Por Ricardo Flores Rioblanco


Rodolfo, como desde hacía tres años, despertó para la misma jornada: madrugarle para echarse un baño y desayunar un par de huevos fritos con unas cuantas tortillas, simple costumbre que cada día se hacía más difícil, pues el sueldo apenas alcanzaba. María -su mujer- había sabido sustituir sabiamente el café por un té de “hojitas”, cuyo sabor casi dulce era cotidiano, ya que el azúcar había estado fuera del presupuesto desde hacia algún tiempo. Don Rodo –como los vecinos le decían- por sana costumbre besaba a sus tres hijos antes de irse al trabajo.

Maldita enfermedad”-pensaba- mientras miraba a su esposa que sufría de cáncer de seno, y que había llegado a complicarles aun más la vida desde principios de año.

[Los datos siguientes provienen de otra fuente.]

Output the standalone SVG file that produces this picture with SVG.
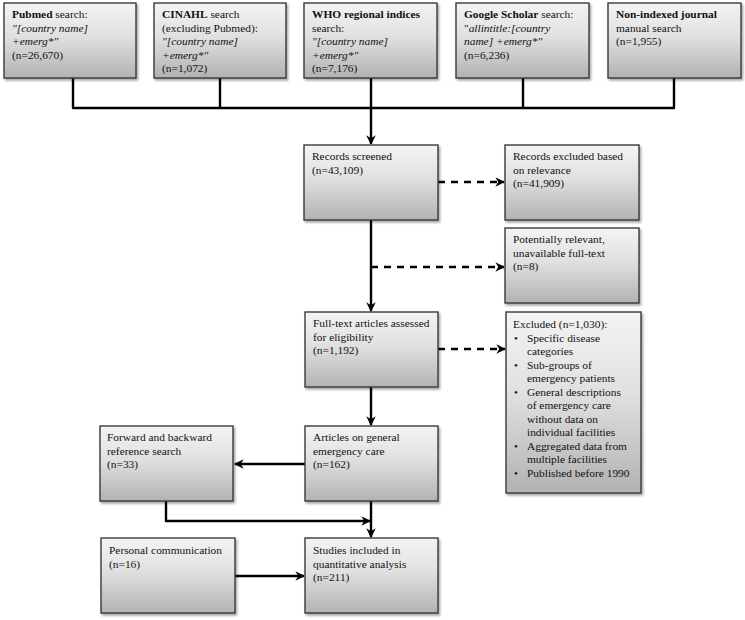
<svg xmlns="http://www.w3.org/2000/svg" width="745" height="620" viewBox="0 0 745 620">
<defs>
<linearGradient id="g" x1="0" y1="0" x2="0" y2="1">
<stop offset="0" stop-color="#f4f4f4"/>
<stop offset="0.45" stop-color="#e0e0e0"/>
<stop offset="1" stop-color="#b2b2b2"/>
</linearGradient>
<filter id="sh" x="-10%" y="-10%" width="125%" height="125%">
<feDropShadow dx="1.5" dy="2" stdDeviation="1.2" flood-color="#000" flood-opacity="0.35"/>
</filter>
<marker id="ah" viewBox="0 0 10 10" refX="9" refY="5" markerWidth="4" markerHeight="4" orient="auto" markerUnits="strokeWidth">
<path d="M0,0 L10,5 L0,10 L3,5 z" fill="#000"/>
</marker>
</defs>
<style>
.box{fill:url(#g);stroke:#3a3a3a;stroke-width:1.4;filter:url(#sh)}
text{font-family:"Liberation Serif","Times New Roman",serif;font-size:11.4px;fill:#111}
.b{font-weight:bold}
.i{font-style:italic}
.c{fill:none;stroke:#000;stroke-width:2.4;stroke-linejoin:round}
.d{fill:none;stroke:#000;stroke-width:2.4;stroke-dasharray:7,6}
</style>
<rect width="745" height="620" fill="#fff"/>

<g id="connectors">
<path class="c" d="M73,78 V108 H674 V78"/>
<path class="c" d="M220,78 V108"/>
<path class="c" d="M523,78 V108"/>
<path class="c" d="M371,78 V144" marker-end="url(#ah)"/>
<path class="d" d="M438,182 H504" marker-end="url(#ah)"/>
<path class="c" d="M371,220 V311" marker-end="url(#ah)"/>
<path class="d" d="M371,267 H504" marker-end="url(#ah)"/>
<path class="d" d="M438,349 H505" marker-end="url(#ah)"/>
<path class="c" d="M371,387 V425" marker-end="url(#ah)"/>
<path class="c" d="M305,464 H235" marker-end="url(#ah)"/>
<path class="c" d="M166,501 V521 H370" marker-end="url(#ah)"/>
<path class="c" d="M371,501 V537" marker-end="url(#ah)"/>
<path class="c" d="M235,576 H304" marker-end="url(#ah)"/>
</g>

<g id="pubmed">
<rect class="box" x="4" y="3" width="132" height="75"/>
<text x="12" y="18"><tspan class="b">Pubmed</tspan> search:</text>
<text x="12" y="31.5" class="i">"[country name]</text>
<text x="12" y="45" class="i">+emerg*"</text>
<text x="12" y="58.5">(n=26,670)</text>
</g>

<g id="cinahl">
<rect class="box" x="154" y="3" width="132" height="75"/>
<text x="162" y="18"><tspan class="b">CINAHL</tspan> search</text>
<text x="162" y="31.5">(excluding Pubmed):</text>
<text x="162" y="45" class="i">"[country name]</text>
<text x="162" y="58.5" class="i">+emerg*"</text>
<text x="162" y="72">(n=1,072)</text>
</g>

<g id="who">
<rect class="box" x="304" y="3" width="133" height="75"/>
<text x="312" y="18" class="b">WHO regional indices</text>
<text x="312" y="31.5">search:</text>
<text x="312" y="45" class="i">"[country name]</text>
<text x="312" y="58.5" class="i">+emerg*"</text>
<text x="312" y="72">(n=7,176)</text>
</g>

<g id="scholar">
<rect class="box" x="456" y="3" width="133" height="75"/>
<text x="464" y="18"><tspan class="b">Google Scholar</tspan> search:</text>
<text x="464" y="31.5">"<tspan class="i">allintitle:[country</tspan></text>
<text x="464" y="45" class="i">name] +emerg*"</text>
<text x="464" y="58.5">(n=6,236)</text>
</g>

<g id="nonindexed">
<rect class="box" x="608" y="3" width="133" height="75"/>
<text x="616" y="18" class="b">Non-indexed journal</text>
<text x="616" y="31.5">manual search</text>
<text x="616" y="45">(n=1,955)</text>
</g>

<g id="screened">
<rect class="box" x="304" y="145" width="134" height="75"/>
<text x="312" y="160">Records screened</text>
<text x="312" y="173.5">(n=43,109)</text>
</g>

<g id="excluded-relevance">
<rect class="box" x="505" y="145" width="134" height="75"/>
<text x="513" y="160">Records excluded based</text>
<text x="513" y="173.5">on relevance</text>
<text x="513" y="187">(n=41,909)</text>
</g>

<g id="unavailable">
<rect class="box" x="505" y="228" width="134" height="75"/>
<text x="513" y="243">Potentially relevant,</text>
<text x="513" y="256.5">unavailable full-text</text>
<text x="513" y="270">(n=8)</text>
</g>

<g id="fulltext">
<rect class="box" x="305" y="312" width="133" height="75"/>
<text x="313" y="327">Full-text articles assessed</text>
<text x="313" y="340.5">for eligibility</text>
<text x="313" y="354">(n=1,192)</text>
</g>

<g id="excluded">
<rect class="box" x="506" y="312" width="135" height="181"/>
<text x="513" y="328">Excluded (n=1,030):</text>
<text x="514" y="341.5">•</text><text x="527" y="341.5">Specific disease</text>
<text x="527" y="355">categories</text>
<text x="514" y="368.5">•</text><text x="527" y="368.5">Sub-groups of</text>
<text x="527" y="382">emergency patients</text>
<text x="514" y="395.5">•</text><text x="527" y="395.5">General descriptions</text>
<text x="527" y="409">of emergency care</text>
<text x="527" y="422.5">without data on</text>
<text x="527" y="436">individual facilities</text>
<text x="514" y="449.5">•</text><text x="527" y="449.5">Aggregated data from</text>
<text x="527" y="463">multiple facilities</text>
<text x="514" y="477">•</text><text x="527" y="477">Published before 1990</text>
</g>

<g id="articles">
<rect class="box" x="305" y="426" width="133" height="75"/>
<text x="313" y="441">Articles on general</text>
<text x="313" y="454.5">emergency care</text>
<text x="313" y="468">(n=162)</text>
</g>

<g id="forward">
<rect class="box" x="100" y="426" width="133" height="75"/>
<text x="107" y="441">Forward and backward</text>
<text x="107" y="454.5">reference search</text>
<text x="107" y="468">(n=33)</text>
</g>

<g id="personal">
<rect class="box" x="101" y="538" width="134" height="75"/>
<text x="109" y="554">Personal communication</text>
<text x="109" y="567.5">(n=16)</text>
</g>

<g id="studies">
<rect class="box" x="305" y="538" width="133" height="75"/>
<text x="313" y="554">Studies included in</text>
<text x="313" y="567.5">quantitative analysis</text>
<text x="313" y="581">(n=211)</text>
</g>
</svg>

Para Don Rodo -quien había trabajado como agremiado-, el trabajar en una empresa de iluminación se había convertido en una atadura mental y freno espiritual sin precedentes. Empacar bombillos uno por uno en las cajitas continuamente por 10 o más horas, era  “rutinario e imbécil”, como él mismo lo decía. Trabajaba horas extras cada vez que lo pedía el capataz sin que se le  pagará la jornada tal y como debería de ser. ¡Aguantar!, ¡Aguantar!, ¡Aguantar! –se recordaba a si mismo- pues, hacia más de dos años se le había prometido un mejor puesto, mismo que no llegaba. Sostenía a su familia con un salario de mugre y en sus ratos libres buscaba hacer chambitas de electricista, oficio que realizaba a medias, pues para su mala suerte no contaba con herramientas propias, y aunque logró juntar un pequeño capital, el sueño de las herramientas se esfumó cuando le diagnosticaron el cáncer a su mujer y tuvo que pagar las primeras curaciones, además de cubrir las necesidades familiares.

Y qué decir de su experiencia fatigosa en la fábrica. Cuando después de estar empaquetando bombillos por cinco horas, escuchaba la aguda chicharra que anunciaba la hora de la comida para los trabajadores; salían los obreros con sus caras de enfado pero aliviados por el breve receso. El puesto de “La Doña” -como todos le decían a la mujer que los alimentaba a diario y que sin proponérselo los había acostumbrado a su sazón- era el más concurrido. Allí podía ver a los “cuates” y charlar sobre deportes y algún otro tema de actualidad; pláticas que muchas veces no encontraba amenas y se tornaban difíciles, pues las preocupaciones económicas le atiborraban la cabeza y no lo dejaban ni un instante. Había muchas necesidades en el hogar, y se le dificultaba, incluso, para cubrir la más básica: la comida.

Después, acabados los 40 minutos, volver adentro para otras cinco horas de empaquetado. Tediosa labor que Rodolfo había  tratado en vano de amenizar, haciendo cuentas del número de bombillos que iba empaquetando, cuenta que había perdido después de las dos primeras horas… ¿mil? -se preguntaba-y seguía empaquetando.

Terminada la jornada se iba directo a su casa. Después de la cena, y mientras reposaba, se quedaba en la mesa a meditar. Sentado ahí, viendo en lo que se había convertido su vida, calificaba su existencia de pésima y horrenda, sin embargo, sus ganas de vivir seguían intactas. Sentía enojo e insatisfacción, sentimientos que no comprendía muy bien, pero que sabía de donde venían -si tuviésemos mejores oportunidades, ¡si hubiera más oportunidades!, si no se hubiera privatizado la empresa; si mi esposa no estuviera enferma; si yo tuviera, si al menos tuviera lo necesario…- Con estos pensamientos la noche lo encontraba y el cansancio lo vencía.